Exercise task
Give again, verbatim, the lines between the line that contains "Rebuild this chart" and the line that contains "import pandas as pd", counting both ends. Pictures are excluded from the copy.

───

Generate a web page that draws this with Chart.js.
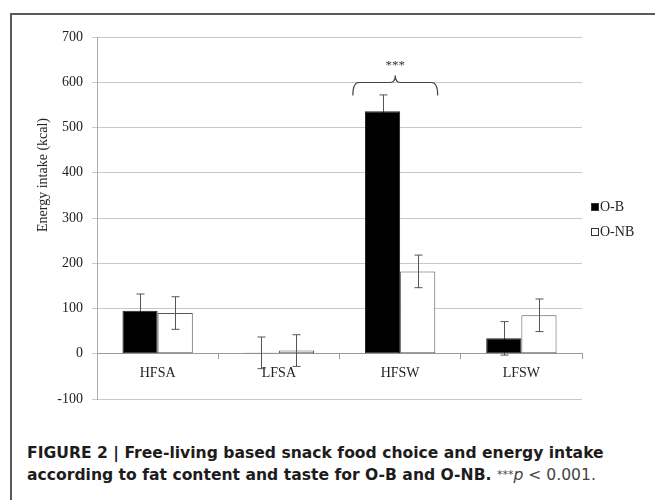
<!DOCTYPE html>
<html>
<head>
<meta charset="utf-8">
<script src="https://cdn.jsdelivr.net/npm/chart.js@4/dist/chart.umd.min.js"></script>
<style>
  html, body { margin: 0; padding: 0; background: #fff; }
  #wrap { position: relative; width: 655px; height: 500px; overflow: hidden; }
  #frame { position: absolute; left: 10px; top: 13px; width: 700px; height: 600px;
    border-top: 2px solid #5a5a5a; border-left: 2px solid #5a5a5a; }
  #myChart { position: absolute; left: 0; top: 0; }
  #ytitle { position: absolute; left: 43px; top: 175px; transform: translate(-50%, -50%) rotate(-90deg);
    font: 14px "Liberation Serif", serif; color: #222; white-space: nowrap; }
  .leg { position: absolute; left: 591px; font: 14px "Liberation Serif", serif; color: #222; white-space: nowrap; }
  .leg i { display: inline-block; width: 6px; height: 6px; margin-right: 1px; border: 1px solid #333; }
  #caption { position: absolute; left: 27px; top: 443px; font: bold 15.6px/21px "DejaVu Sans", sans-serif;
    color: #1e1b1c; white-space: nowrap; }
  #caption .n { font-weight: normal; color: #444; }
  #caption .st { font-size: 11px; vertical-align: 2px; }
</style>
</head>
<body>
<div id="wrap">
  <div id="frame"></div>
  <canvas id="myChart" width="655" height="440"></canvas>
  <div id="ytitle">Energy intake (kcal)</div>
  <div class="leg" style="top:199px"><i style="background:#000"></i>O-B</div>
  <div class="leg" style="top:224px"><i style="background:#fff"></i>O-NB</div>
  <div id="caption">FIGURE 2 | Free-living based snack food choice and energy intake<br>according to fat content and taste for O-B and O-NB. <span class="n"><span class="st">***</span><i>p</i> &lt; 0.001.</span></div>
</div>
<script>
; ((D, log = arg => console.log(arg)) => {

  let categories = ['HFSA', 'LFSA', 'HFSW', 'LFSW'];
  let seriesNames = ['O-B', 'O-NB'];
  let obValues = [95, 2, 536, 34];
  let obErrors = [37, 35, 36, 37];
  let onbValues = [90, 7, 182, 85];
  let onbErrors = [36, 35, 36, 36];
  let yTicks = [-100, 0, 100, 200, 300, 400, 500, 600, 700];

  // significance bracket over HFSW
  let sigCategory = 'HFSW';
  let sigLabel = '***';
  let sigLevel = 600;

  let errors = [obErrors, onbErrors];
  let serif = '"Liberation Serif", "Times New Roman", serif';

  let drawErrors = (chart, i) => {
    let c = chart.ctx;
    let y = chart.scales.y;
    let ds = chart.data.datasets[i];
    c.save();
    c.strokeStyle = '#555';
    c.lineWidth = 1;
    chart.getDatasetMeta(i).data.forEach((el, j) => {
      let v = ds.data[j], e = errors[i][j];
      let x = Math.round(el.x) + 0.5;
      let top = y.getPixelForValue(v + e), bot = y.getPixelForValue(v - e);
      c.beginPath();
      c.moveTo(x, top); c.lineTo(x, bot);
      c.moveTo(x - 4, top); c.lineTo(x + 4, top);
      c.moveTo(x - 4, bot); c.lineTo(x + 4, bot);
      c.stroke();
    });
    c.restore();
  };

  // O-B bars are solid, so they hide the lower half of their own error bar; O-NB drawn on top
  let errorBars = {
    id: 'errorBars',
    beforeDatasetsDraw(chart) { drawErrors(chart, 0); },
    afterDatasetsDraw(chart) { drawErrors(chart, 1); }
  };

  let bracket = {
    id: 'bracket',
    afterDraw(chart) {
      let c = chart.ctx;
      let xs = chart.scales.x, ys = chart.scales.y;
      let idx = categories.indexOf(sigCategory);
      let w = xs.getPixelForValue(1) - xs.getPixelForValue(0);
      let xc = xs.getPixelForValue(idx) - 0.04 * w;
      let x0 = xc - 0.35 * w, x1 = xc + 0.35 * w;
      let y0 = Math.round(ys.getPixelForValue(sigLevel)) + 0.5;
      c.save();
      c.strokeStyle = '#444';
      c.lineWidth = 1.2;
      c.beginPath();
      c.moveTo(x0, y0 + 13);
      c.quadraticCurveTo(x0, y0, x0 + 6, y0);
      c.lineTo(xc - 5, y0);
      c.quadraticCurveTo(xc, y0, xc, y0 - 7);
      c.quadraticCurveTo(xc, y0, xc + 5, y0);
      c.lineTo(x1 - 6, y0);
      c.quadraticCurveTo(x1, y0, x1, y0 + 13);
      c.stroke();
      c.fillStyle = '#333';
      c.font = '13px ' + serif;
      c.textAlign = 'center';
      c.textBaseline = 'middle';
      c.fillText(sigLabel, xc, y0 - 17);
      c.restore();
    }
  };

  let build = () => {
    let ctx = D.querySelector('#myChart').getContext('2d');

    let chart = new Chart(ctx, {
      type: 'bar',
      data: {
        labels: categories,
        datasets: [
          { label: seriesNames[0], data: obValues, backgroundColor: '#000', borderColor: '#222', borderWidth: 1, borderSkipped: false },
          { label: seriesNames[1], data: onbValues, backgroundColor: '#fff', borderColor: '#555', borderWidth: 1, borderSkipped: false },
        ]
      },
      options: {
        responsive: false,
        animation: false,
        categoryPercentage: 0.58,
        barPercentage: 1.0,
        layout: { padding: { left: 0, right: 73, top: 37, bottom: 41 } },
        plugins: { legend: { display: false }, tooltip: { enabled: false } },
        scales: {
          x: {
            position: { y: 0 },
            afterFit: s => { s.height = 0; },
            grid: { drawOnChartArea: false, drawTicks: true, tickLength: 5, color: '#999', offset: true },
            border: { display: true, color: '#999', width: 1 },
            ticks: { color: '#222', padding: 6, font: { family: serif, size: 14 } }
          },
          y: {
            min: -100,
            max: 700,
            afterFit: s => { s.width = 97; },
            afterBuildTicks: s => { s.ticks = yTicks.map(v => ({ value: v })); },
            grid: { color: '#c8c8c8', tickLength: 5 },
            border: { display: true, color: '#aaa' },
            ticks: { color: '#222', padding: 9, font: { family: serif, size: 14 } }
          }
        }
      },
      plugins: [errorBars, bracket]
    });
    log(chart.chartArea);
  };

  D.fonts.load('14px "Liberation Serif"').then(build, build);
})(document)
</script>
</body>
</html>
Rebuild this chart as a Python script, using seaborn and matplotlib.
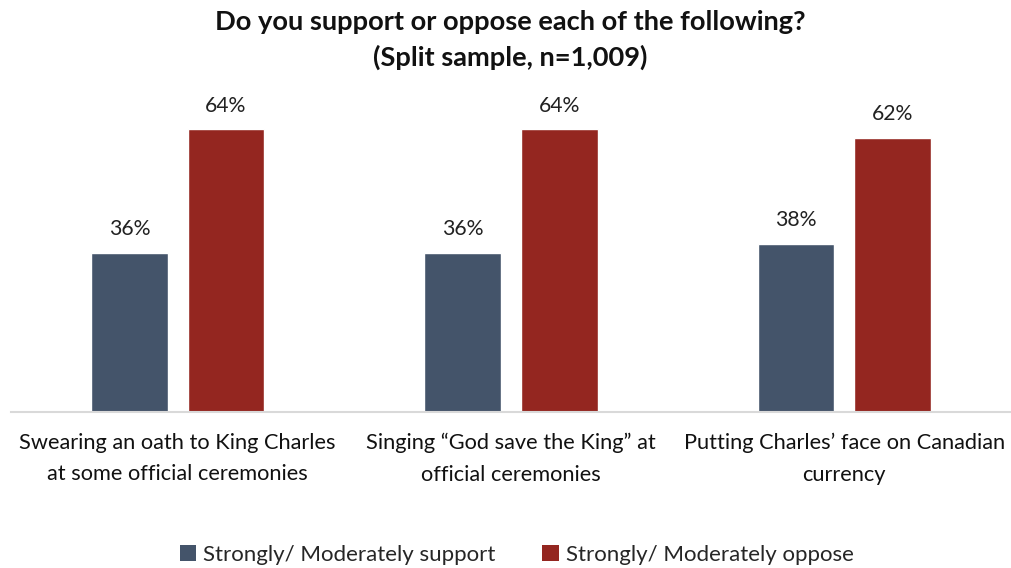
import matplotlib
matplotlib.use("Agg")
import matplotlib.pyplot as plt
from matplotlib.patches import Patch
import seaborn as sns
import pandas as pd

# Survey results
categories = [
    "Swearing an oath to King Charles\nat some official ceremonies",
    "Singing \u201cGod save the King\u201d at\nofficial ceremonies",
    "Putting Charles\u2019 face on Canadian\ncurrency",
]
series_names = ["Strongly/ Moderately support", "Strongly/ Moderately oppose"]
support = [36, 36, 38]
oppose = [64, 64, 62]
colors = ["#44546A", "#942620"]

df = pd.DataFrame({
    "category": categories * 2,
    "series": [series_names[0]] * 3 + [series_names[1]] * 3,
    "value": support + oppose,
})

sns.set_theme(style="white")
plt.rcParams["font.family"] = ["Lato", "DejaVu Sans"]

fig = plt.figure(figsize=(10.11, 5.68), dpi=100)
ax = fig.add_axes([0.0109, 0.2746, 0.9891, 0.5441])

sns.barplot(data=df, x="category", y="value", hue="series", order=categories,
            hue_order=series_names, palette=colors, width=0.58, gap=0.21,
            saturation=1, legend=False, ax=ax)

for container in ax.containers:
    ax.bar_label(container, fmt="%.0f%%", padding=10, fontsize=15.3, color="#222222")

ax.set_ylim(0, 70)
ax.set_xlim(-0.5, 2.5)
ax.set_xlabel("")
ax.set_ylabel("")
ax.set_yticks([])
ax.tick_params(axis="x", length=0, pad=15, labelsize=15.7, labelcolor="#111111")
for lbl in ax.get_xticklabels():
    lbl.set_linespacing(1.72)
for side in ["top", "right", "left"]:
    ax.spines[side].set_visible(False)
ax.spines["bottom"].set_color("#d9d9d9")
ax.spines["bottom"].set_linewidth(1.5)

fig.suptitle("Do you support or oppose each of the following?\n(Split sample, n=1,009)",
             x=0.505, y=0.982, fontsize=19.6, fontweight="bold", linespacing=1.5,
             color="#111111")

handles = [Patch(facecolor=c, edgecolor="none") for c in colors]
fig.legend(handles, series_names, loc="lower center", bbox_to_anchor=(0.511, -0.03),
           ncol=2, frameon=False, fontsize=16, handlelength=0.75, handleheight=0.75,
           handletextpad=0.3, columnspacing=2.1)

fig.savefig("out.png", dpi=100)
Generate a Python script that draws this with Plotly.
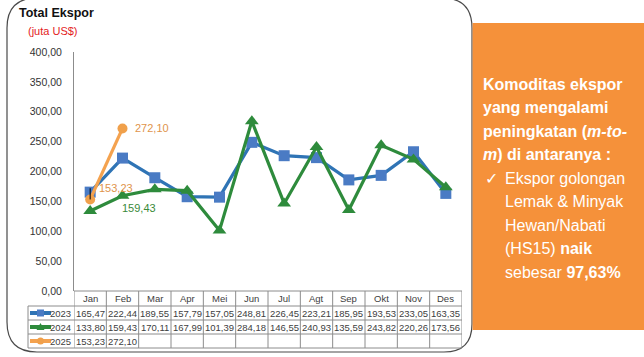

───

Task result
Rebuild this chart as a Python script, using seaborn and matplotlib.
import matplotlib
matplotlib.use("Agg")
import matplotlib.pyplot as plt
from matplotlib.patches import Patch
import seaborn as sns
import pandas as pd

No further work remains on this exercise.